#### INSTRUCTION
Repeat the material below word for word and leave out all pictures.

#### DATASET EXTRACT

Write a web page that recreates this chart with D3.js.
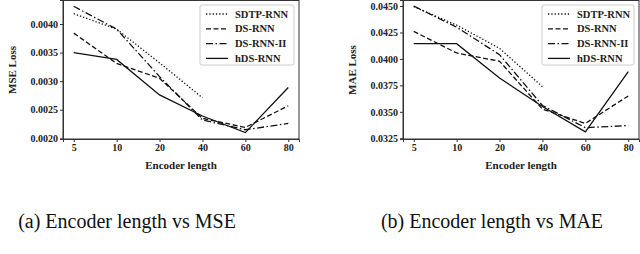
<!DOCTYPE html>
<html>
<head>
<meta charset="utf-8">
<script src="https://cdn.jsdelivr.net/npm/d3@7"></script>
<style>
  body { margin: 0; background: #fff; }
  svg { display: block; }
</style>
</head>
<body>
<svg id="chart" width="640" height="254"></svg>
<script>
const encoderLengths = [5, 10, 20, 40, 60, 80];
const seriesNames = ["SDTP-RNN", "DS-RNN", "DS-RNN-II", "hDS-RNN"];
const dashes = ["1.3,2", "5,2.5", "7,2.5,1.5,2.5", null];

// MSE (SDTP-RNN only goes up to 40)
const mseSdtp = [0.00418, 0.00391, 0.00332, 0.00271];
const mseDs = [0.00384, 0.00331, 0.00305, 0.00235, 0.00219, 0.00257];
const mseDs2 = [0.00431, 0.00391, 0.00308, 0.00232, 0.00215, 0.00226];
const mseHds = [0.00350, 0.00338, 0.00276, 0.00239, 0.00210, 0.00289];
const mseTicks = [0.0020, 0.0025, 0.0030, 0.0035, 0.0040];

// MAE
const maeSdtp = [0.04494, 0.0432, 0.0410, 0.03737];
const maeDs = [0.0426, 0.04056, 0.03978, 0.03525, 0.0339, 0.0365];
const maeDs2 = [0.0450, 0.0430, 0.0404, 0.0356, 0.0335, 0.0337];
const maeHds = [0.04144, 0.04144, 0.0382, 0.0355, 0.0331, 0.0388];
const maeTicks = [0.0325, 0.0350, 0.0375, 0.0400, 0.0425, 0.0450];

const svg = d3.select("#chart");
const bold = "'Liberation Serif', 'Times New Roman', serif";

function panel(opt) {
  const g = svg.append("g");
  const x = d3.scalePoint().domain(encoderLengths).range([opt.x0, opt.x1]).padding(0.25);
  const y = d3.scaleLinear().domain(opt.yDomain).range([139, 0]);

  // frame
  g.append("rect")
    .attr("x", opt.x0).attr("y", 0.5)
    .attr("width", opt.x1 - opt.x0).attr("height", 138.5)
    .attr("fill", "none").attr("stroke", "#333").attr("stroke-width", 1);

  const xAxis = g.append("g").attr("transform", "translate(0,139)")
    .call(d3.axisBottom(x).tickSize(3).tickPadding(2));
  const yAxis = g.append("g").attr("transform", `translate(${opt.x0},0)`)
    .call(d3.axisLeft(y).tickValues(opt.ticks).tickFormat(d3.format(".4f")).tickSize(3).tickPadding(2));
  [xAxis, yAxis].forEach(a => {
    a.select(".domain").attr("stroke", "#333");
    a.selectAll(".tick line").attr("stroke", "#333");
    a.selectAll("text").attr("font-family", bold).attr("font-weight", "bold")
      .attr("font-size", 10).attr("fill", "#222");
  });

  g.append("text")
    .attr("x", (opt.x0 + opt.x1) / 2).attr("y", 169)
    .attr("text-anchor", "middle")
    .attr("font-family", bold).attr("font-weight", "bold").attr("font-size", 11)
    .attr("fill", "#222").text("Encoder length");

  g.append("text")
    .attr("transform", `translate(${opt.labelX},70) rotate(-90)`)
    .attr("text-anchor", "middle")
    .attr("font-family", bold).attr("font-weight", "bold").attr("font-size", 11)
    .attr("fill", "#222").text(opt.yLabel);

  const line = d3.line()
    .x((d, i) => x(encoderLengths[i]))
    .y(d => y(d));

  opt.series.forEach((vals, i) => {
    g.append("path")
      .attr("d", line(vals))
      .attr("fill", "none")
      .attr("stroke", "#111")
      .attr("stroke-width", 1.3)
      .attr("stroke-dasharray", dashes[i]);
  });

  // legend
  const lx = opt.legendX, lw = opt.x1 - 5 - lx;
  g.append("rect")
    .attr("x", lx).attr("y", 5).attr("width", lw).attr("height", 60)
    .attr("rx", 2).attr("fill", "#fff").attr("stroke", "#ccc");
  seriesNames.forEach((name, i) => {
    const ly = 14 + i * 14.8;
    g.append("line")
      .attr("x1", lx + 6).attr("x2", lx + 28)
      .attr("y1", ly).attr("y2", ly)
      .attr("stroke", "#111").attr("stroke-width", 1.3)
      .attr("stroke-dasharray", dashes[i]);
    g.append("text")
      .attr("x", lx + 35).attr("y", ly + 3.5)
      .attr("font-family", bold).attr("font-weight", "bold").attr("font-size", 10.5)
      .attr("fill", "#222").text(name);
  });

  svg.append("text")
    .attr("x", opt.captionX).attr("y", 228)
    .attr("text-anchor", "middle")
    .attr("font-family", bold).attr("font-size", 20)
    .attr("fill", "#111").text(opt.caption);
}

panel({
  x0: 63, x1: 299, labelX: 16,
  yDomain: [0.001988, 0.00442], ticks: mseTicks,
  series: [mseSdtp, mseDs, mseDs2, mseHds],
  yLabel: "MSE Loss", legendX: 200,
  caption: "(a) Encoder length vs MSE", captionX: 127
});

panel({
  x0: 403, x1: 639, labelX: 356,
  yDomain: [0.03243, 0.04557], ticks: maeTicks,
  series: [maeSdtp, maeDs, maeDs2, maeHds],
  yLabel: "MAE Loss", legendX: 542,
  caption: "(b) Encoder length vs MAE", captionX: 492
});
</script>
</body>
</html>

#### OUTPUT FOR THIS EXERCISE
Write a web page that recreates this chart with D3.js.
<!DOCTYPE html>
<html>
<head>
<meta charset="utf-8">
<script src="https://cdn.jsdelivr.net/npm/d3@7"></script>
<style>
  body { margin: 0; background: #fff; }
  svg { display: block; }
</style>
</head>
<body>
<svg id="chart" width="640" height="254"></svg>
<script>
const encoderLengths = [5, 10, 20, 40, 60, 80];
const seriesNames = ["SDTP-RNN", "DS-RNN", "DS-RNN-II", "hDS-RNN"];
const dashes = ["1.3,2", "5,2.5", "7,2.5,1.5,2.5", null];

// MSE (SDTP-RNN only goes up to 40)
const mseSdtp = [0.00418, 0.00391, 0.00332, 0.00271];
const mseDs = [0.00384, 0.00331, 0.00305, 0.00235, 0.00219, 0.00257];
const mseDs2 = [0.00431, 0.00391, 0.00308, 0.00232, 0.00215, 0.00226];
const mseHds = [0.00350, 0.00338, 0.00276, 0.00239, 0.00210, 0.00289];
const mseTicks = [0.0020, 0.0025, 0.0030, 0.0035, 0.0040];

// MAE
const maeSdtp = [0.04494, 0.0432, 0.0410, 0.03737];
const maeDs = [0.0426, 0.04056, 0.03978, 0.03525, 0.0339, 0.0365];
const maeDs2 = [0.0450, 0.0430, 0.0404, 0.0356, 0.0335, 0.0337];
const maeHds = [0.04144, 0.04144, 0.0382, 0.0355, 0.0331, 0.0388];
const maeTicks = [0.0325, 0.0350, 0.0375, 0.0400, 0.0425, 0.0450];

const svg = d3.select("#chart");
const bold = "'Liberation Serif', 'Times New Roman', serif";

function panel(opt) {
  const g = svg.append("g");
  const x = d3.scalePoint().domain(encoderLengths).range([opt.x0, opt.x1]).padding(0.25);
  const y = d3.scaleLinear().domain(opt.yDomain).range([139, 0]);

  // frame
  g.append("rect")
    .attr("x", opt.x0).attr("y", 0.5)
    .attr("width", opt.x1 - opt.x0).attr("height", 138.5)
    .attr("fill", "none").attr("stroke", "#333").attr("stroke-width", 1);

  const xAxis = g.append("g").attr("transform", "translate(0,139)")
    .call(d3.axisBottom(x).tickSize(3).tickPadding(2));
  const yAxis = g.append("g").attr("transform", `translate(${opt.x0},0)`)
    .call(d3.axisLeft(y).tickValues(opt.ticks).tickFormat(d3.format(".4f")).tickSize(3).tickPadding(2));
  [xAxis, yAxis].forEach(a => {
    a.select(".domain").attr("stroke", "#333");
    a.selectAll(".tick line").attr("stroke", "#333");
    a.selectAll("text").attr("font-family", bold).attr("font-weight", "bold")
      .attr("font-size", 10).attr("fill", "#222");
  });

  g.append("text")
    .attr("x", (opt.x0 + opt.x1) / 2).attr("y", 169)
    .attr("text-anchor", "middle")
    .attr("font-family", bold).attr("font-weight", "bold").attr("font-size", 11)
    .attr("fill", "#222").text("Encoder length");

  g.append("text")
    .attr("transform", `translate(${opt.labelX},70) rotate(-90)`)
    .attr("text-anchor", "middle")
    .attr("font-family", bold).attr("font-weight", "bold").attr("font-size", 11)
    .attr("fill", "#222").text(opt.yLabel);

  const line = d3.line()
    .x((d, i) => x(encoderLengths[i]))
    .y(d => y(d));

  opt.series.forEach((vals, i) => {
    g.append("path")
      .attr("d", line(vals))
      .attr("fill", "none")
      .attr("stroke", "#111")
      .attr("stroke-width", 1.3)
      .attr("stroke-dasharray", dashes[i]);
  });

  // legend
  const lx = opt.legendX, lw = opt.x1 - 5 - lx;
  g.append("rect")
    .attr("x", lx).attr("y", 5).attr("width", lw).attr("height", 60)
    .attr("rx", 2).attr("fill", "#fff").attr("stroke", "#ccc");
  seriesNames.forEach((name, i) => {
    const ly = 14 + i * 14.8;
    g.append("line")
      .attr("x1", lx + 6).attr("x2", lx + 28)
      .attr("y1", ly).attr("y2", ly)
      .attr("stroke", "#111").attr("stroke-width", 1.3)
      .attr("stroke-dasharray", dashes[i]);
    g.append("text")
      .attr("x", lx + 35).attr("y", ly + 3.5)
      .attr("font-family", bold).attr("font-weight", "bold").attr("font-size", 10.5)
      .attr("fill", "#222").text(name);
  });

  svg.append("text")
    .attr("x", opt.captionX).attr("y", 228)
    .attr("text-anchor", "middle")
    .attr("font-family", bold).attr("font-size", 20)
    .attr("fill", "#111").text(opt.caption);
}

panel({
  x0: 63, x1: 299, labelX: 16,
  yDomain: [0.001988, 0.00442], ticks: mseTicks,
  series: [mseSdtp, mseDs, mseDs2, mseHds],
  yLabel: "MSE Loss", legendX: 200,
  caption: "(a) Encoder length vs MSE", captionX: 127
});

panel({
  x0: 403, x1: 639, labelX: 356,
  yDomain: [0.03243, 0.04557], ticks: maeTicks,
  series: [maeSdtp, maeDs, maeDs2, maeHds],
  yLabel: "MAE Loss", legendX: 542,
  caption: "(b) Encoder length vs MAE", captionX: 492
});
</script>
</body>
</html>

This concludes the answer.